Source code of charts

++++

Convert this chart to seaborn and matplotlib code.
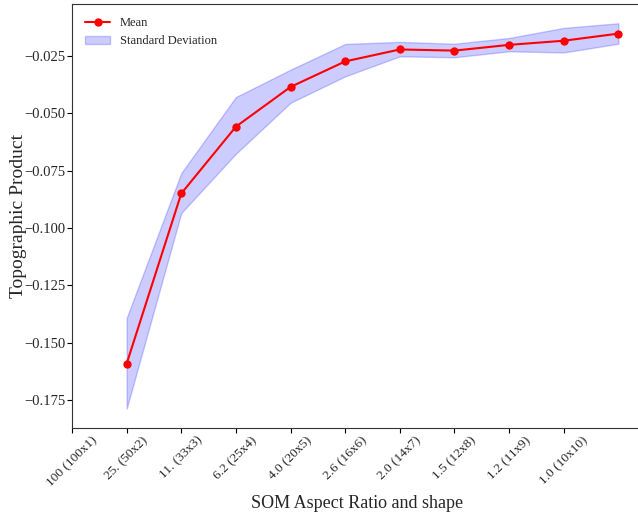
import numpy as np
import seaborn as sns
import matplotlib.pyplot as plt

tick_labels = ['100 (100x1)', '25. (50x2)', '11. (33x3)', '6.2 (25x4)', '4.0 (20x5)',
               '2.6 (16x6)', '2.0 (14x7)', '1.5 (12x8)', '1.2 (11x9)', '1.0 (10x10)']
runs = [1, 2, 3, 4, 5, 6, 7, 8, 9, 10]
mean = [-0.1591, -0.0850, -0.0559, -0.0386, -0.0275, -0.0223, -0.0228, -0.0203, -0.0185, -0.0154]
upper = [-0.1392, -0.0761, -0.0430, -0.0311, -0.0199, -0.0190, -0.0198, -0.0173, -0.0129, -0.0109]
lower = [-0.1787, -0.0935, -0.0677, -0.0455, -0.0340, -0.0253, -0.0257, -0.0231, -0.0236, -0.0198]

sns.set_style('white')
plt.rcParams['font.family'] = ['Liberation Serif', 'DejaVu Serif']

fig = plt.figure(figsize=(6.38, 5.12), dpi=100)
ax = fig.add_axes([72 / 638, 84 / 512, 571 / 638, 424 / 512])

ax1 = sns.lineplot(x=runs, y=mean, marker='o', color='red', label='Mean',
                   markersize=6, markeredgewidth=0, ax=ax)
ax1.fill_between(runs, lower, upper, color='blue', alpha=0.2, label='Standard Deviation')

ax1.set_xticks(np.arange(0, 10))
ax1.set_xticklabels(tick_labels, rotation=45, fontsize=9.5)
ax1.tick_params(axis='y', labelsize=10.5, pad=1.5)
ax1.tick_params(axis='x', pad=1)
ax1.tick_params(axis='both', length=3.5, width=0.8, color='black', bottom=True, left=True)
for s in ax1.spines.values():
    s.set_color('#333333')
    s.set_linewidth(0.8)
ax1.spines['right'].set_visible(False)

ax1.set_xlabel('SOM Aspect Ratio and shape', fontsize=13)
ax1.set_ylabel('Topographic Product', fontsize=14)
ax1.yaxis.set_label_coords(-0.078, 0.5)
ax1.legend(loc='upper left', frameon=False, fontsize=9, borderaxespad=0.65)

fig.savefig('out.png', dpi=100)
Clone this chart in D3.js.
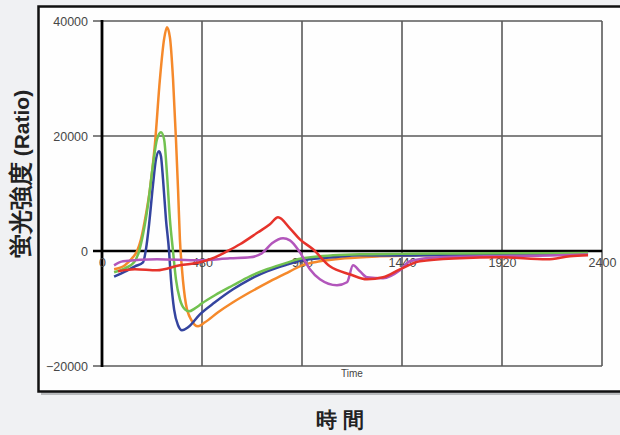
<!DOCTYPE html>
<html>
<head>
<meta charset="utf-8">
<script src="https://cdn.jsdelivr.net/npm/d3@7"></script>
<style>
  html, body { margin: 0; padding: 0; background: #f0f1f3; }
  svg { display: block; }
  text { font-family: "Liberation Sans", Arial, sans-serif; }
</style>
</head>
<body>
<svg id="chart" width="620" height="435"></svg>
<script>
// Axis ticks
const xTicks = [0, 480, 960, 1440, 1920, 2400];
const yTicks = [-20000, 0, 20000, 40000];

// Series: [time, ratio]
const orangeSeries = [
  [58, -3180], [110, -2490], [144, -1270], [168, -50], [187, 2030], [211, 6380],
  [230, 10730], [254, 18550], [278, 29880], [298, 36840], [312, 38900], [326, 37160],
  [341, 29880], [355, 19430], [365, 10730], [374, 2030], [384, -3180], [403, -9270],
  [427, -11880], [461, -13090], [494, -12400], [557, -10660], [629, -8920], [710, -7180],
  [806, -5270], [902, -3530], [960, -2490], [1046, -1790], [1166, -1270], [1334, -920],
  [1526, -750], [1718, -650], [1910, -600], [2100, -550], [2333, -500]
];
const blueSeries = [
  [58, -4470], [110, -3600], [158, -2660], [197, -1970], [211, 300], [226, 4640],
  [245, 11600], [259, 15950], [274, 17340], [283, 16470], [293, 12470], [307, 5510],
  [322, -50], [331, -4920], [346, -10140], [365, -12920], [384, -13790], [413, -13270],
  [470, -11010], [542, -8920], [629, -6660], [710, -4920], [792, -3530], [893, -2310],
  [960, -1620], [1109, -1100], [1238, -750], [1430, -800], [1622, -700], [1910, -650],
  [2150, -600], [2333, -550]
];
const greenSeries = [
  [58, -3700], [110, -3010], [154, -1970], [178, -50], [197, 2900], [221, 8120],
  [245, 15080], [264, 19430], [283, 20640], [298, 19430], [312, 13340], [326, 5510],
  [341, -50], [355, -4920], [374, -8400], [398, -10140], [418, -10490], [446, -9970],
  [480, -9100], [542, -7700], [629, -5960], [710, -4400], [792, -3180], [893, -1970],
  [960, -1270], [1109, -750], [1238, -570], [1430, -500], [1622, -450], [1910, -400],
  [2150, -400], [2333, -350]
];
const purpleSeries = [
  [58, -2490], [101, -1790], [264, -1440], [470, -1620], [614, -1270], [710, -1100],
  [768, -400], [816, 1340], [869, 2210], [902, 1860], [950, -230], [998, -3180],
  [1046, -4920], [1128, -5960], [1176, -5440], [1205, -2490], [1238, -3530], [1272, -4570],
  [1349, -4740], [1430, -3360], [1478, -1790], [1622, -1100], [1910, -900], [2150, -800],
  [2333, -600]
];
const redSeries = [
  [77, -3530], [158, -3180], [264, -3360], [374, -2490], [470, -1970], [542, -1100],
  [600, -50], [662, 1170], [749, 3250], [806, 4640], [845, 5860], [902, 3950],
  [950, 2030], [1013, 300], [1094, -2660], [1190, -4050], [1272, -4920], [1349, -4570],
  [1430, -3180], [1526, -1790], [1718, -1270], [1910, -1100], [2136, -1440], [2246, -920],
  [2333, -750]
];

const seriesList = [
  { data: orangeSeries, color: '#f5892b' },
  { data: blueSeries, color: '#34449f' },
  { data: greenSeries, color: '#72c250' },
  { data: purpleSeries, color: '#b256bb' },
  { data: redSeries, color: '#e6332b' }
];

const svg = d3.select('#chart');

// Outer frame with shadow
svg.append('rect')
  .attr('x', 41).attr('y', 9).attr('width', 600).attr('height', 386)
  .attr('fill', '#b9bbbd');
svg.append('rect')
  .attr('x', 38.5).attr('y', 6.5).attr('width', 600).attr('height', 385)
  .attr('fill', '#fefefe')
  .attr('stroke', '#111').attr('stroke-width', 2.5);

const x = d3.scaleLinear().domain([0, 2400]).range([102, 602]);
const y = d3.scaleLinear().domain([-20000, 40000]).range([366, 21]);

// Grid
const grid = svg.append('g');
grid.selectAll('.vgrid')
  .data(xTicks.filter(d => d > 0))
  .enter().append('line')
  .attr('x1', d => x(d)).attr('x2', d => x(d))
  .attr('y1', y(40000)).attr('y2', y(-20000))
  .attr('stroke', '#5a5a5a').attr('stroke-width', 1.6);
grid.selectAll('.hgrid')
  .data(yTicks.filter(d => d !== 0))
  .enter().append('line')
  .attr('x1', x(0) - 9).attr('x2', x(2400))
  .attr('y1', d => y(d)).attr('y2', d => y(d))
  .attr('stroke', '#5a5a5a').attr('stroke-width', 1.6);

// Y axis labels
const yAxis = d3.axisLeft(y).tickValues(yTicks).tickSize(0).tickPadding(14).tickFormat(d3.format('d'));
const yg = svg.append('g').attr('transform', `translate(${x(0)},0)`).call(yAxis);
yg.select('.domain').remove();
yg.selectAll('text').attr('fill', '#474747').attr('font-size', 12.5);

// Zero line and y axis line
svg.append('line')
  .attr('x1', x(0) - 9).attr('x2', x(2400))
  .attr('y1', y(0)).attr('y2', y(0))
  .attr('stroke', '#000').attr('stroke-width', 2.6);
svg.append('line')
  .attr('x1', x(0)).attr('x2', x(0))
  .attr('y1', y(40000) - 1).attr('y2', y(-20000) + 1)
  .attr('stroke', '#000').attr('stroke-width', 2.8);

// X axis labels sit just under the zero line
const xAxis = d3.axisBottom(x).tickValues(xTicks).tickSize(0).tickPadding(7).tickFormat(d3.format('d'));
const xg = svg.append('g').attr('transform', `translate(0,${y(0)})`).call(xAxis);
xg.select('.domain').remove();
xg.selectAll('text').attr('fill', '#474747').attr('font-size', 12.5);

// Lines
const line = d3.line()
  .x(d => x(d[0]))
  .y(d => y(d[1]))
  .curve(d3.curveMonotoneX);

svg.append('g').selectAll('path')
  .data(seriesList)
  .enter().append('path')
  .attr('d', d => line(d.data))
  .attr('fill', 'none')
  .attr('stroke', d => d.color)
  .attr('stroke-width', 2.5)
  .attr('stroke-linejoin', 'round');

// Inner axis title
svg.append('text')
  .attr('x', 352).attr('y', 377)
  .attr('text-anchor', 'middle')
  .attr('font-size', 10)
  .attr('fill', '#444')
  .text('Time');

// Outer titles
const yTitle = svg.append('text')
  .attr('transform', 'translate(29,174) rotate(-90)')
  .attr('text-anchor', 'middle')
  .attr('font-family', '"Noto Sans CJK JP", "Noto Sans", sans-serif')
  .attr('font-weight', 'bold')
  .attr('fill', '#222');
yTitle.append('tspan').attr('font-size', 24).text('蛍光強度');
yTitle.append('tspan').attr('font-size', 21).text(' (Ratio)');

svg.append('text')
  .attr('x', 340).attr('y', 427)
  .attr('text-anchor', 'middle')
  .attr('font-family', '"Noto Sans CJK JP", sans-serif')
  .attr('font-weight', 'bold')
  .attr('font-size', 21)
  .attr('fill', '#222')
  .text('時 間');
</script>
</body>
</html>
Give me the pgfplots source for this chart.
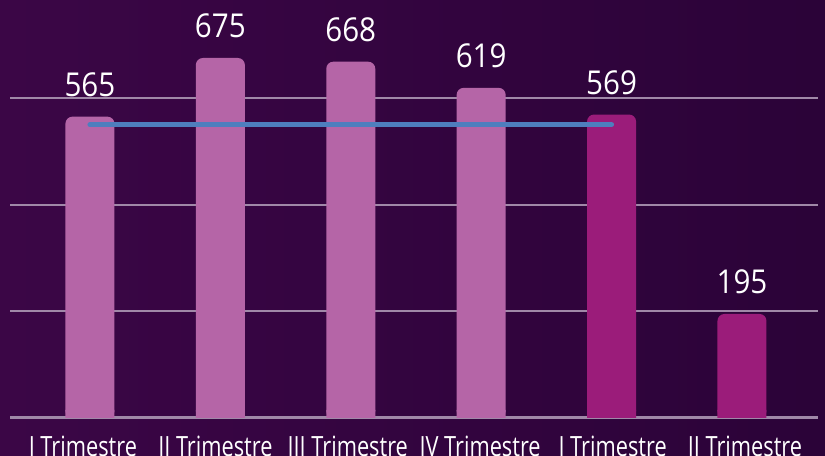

++++

# BRIEF
Repeat exactly and only the lines from the start of the data above through the line that holds "import matplotlib.pyplot as plt", inclusive. Pictures do not belong in the copy.

# SOLUTION TO THE EXERCISE
Convert this chart to seaborn and matplotlib code.
import numpy as np
import seaborn as sns
import matplotlib.pyplot as plt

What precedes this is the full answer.